I have caught life. I have come down with life. I was a wisp of undifferentiated nothingness, and then a little peephole opened quite suddenly. Light and sound poured in. Voices began to describe me and my surroundings. Nothing they said could be appealed. They said I was a boy named Rudolph Waltz, and that was that. They said the year was 1932, and that was that. They said I was in Midland City, Ohio, and that was that.

They never shut up. Year after year they piled detail upon detail. They do it still. You know what they say now? They say the year is 1982, and that I am fifty years old.

Blah blah blah.

•   •   •

My father was Otto Waltz, whose peephole opened in 1892, and he was told, among other things, that he was
the heir to a fortune earned principally by a quack medicine known as “Saint Elmo’s Remedy.” It was grain alcohol dyed purple, flavored with cloves and sarsaparilla root, and laced with opium and cocaine. As the joke goes: It was absolutely harmless unless discontinued.

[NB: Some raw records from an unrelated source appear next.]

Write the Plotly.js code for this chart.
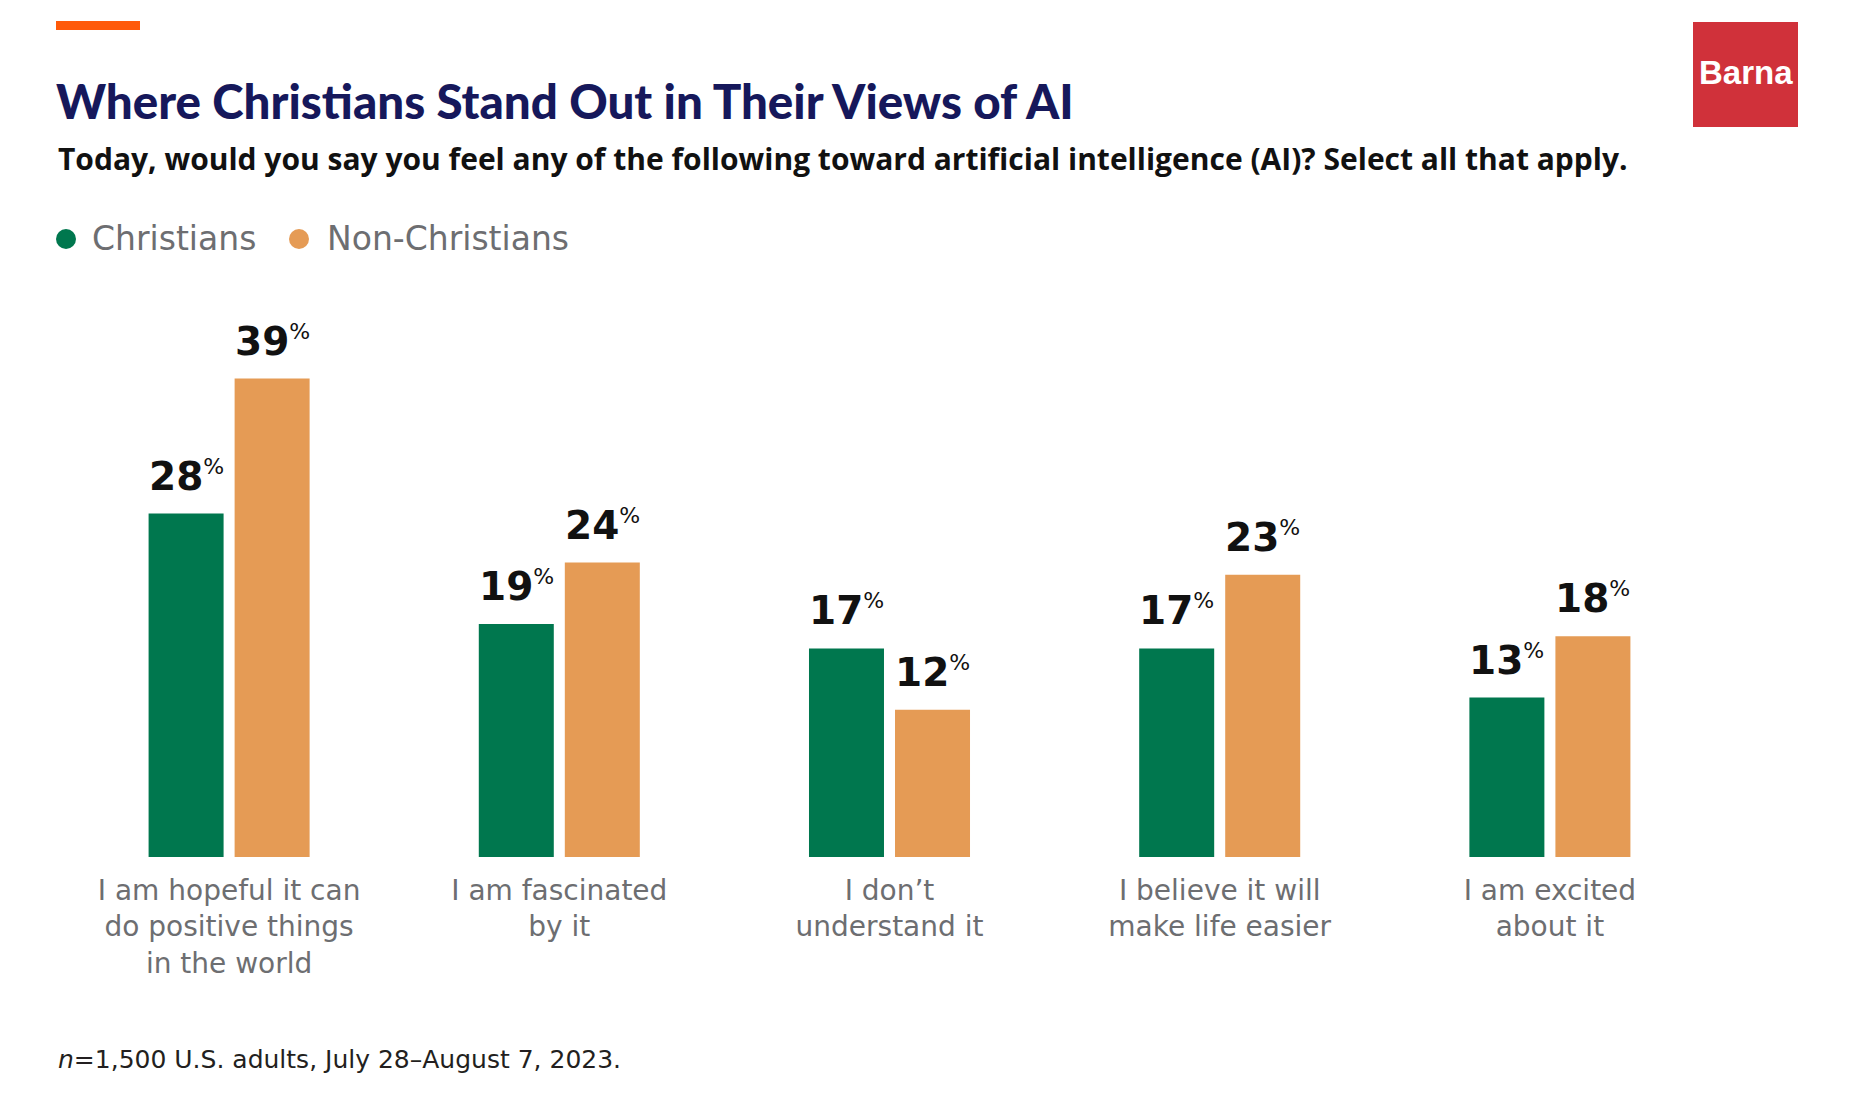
<!DOCTYPE html>
<html>
<head>
<meta charset="utf-8">
<script src="https://cdn.plot.ly/plotly-3.0.1.min.js"></script>
<style>html,body{margin:0;padding:0;background:#fff;}#chart{width:1875px;height:1117px;}</style>
</head>
<body>
<div id="chart"></div>
<script>
// ---- data ----
const categories = [
  "I am hopeful it can do positive things in the world",
  "I am fascinated by it",
  "I don’t understand it",
  "I believe it will make life easier",
  "I am excited about it"
];
const tickLabels = [
  "I am hopeful it can<br>do positive things<br>in the world",
  "I am fascinated<br>by it",
  "I don’t<br>understand it",
  "I believe it will<br>make life easier",
  "I am excited<br>about it"
];
const seriesNames = ["Christians", "Non-Christians"];
const christians = [28, 19, 17, 17, 13];
const nonChristians = [39, 24, 12, 23, 18];

const titleText = "Where Christians Stand Out in Their Views of AI";
const subtitleText = "Today, would you say you feel any of the following toward artificial intelligence (AI)? Select all that apply.";
const noteText = "<i>n</i>=1,500 U.S. adults, July 28–August 7, 2023.";
const logoText = "Barna";

// ---- styling ----
const COLORS = ["#00774e", "#e59b55"];
const W = 1875, H = 1117;
const M = {l: 64, r: 160, t: 305, b: 260};
const PW = W - M.l - M.r, PH = H - M.t - M.b;
const px2x = px => (px - M.l) / PW;
const px2y = py => (H - M.b - py) / PH;

const seriesValues = [christians, nonChristians];
const traces = seriesValues.map((vals, s) => ({
  type: "bar", name: seriesNames[s], x: categories, y: vals,
  marker: {color: COLORS[s]}, showlegend: false, hoverinfo: "skip"
}));

const labelFont = {family: "DejaVu Sans", size: 39, weight: 700, color: "#111111"};
const annotations = [];
seriesValues.forEach((vals, s) => {
  vals.forEach((v, i) => {
    annotations.push({
      x: categories[i], y: v, xref: "x", yref: "y",
      xshift: s === 0 ? -43 : 43, yshift: 13,
      yanchor: "bottom", xanchor: "center", showarrow: false,
      text: v + '<sup><span style="font-size:22px;font-weight:400">%</span></sup>',
      font: labelFont
    });
  });
});

// legend (circle + text)
const legendCircleX = [66, 299], legendTextX = [90, 325], legendY = 239, legendR = 10;
const shapes = [];
seriesNames.forEach((nm, s) => {
  shapes.push({type: "circle", xref: "paper", yref: "paper",
    x0: px2x(legendCircleX[s] - legendR), x1: px2x(legendCircleX[s] + legendR),
    y0: px2y(legendY + legendR), y1: px2y(legendY - legendR),
    fillcolor: COLORS[s], line: {width: 0}});
  annotations.push({xref: "paper", yref: "paper", x: px2x(legendTextX[s]), y: px2y(legendY),
    xanchor: "left", yanchor: "middle", showarrow: false, text: nm,
    font: {family: "DejaVu Sans", size: 33, color: "#6d6e71"}});
});

annotations.push({
  xref: "paper", yref: "paper", x: px2x(56), y: px2y(158), xanchor: "left", yanchor: "middle",
  showarrow: false, text: subtitleText,
  font: {family: "Open Sans", size: 30, weight: 700, color: "#111111"}
});
annotations.push({
  xref: "paper", yref: "paper", x: px2x(56), y: px2y(1059), xanchor: "left", yanchor: "middle",
  showarrow: false, text: noteText,
  font: {family: "DejaVu Sans", size: 25, weight: 400, color: "#231f20"}
});
annotations.push({
  xref: "paper", yref: "paper", x: px2x(1745.5), y: px2y(73), xanchor: "center", yanchor: "middle",
  showarrow: false, text: logoText,
  font: {family: "Liberation Sans", size: 33, weight: 700, color: "#ffffff"}
});

shapes.push(
  {type: "rect", xref: "paper", yref: "paper", x0: px2x(56), x1: px2x(140), y0: px2y(30), y1: px2y(21), fillcolor: "#ff5a0a", line: {width: 0}},
  {type: "rect", xref: "paper", yref: "paper", x0: px2x(1693), x1: px2x(1798), y0: px2y(127), y1: px2y(22), fillcolor: "#d0313a", line: {width: 0}}
);

const layout = {
  width: W, height: H,
  margin: M,
  paper_bgcolor: "#ffffff", plot_bgcolor: "#ffffff",
  title: {
    text: titleText, xref: "container", yref: "container",
    x: 56 / W, xanchor: "left", y: 1 - 102 / H, yanchor: "middle",
    font: {family: "Lato", size: 47.5, weight: 900, color: "#16185b"}
  },
  barmode: "group", bargap: 0.479, bargroupgap: 0.128,
  xaxis: {
    type: "category", tickvals: categories, ticktext: tickLabels,
    range: [-0.5, 4.5], showgrid: false, showline: false, zeroline: false, ticks: "",
    tickfont: {family: "DejaVu Sans", size: 28, color: "#6d6e71"}, ticklabelstandoff: 14, fixedrange: true
  },
  yaxis: {range: [0, 45], visible: false, showgrid: false, zeroline: false, fixedrange: true},
  showlegend: false,
  annotations: annotations,
  shapes: shapes
};

Plotly.newPlot("chart", traces, layout, {displayModeBar: false, staticPlot: true});
</script>
</body>
</html>
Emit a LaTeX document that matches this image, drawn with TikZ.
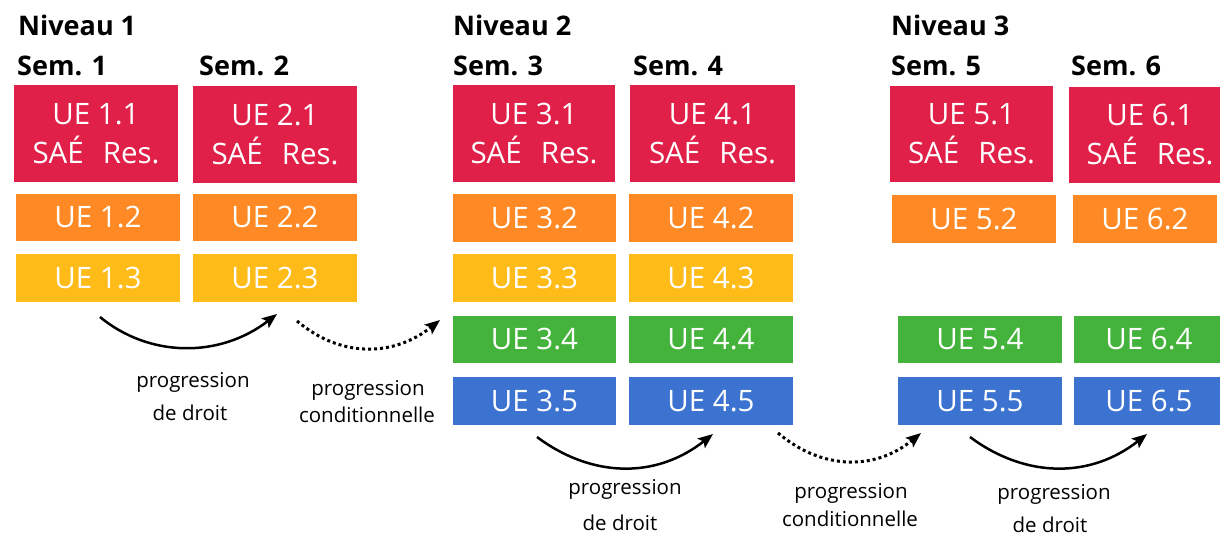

He, too, was a Midland City native. He was an only child, and his mother, on the basis of almost no evidence whatsoever, concluded that he could be another Leonardo da Vinci. She had a studio built for him on a loft of the carriage house behind the family mansion when he was only ten years old, and she hired a rapscallion German cabinetmaker, who had studied art in Berlin in his youth, to give Father drawing and painting lessons on weekends and after school.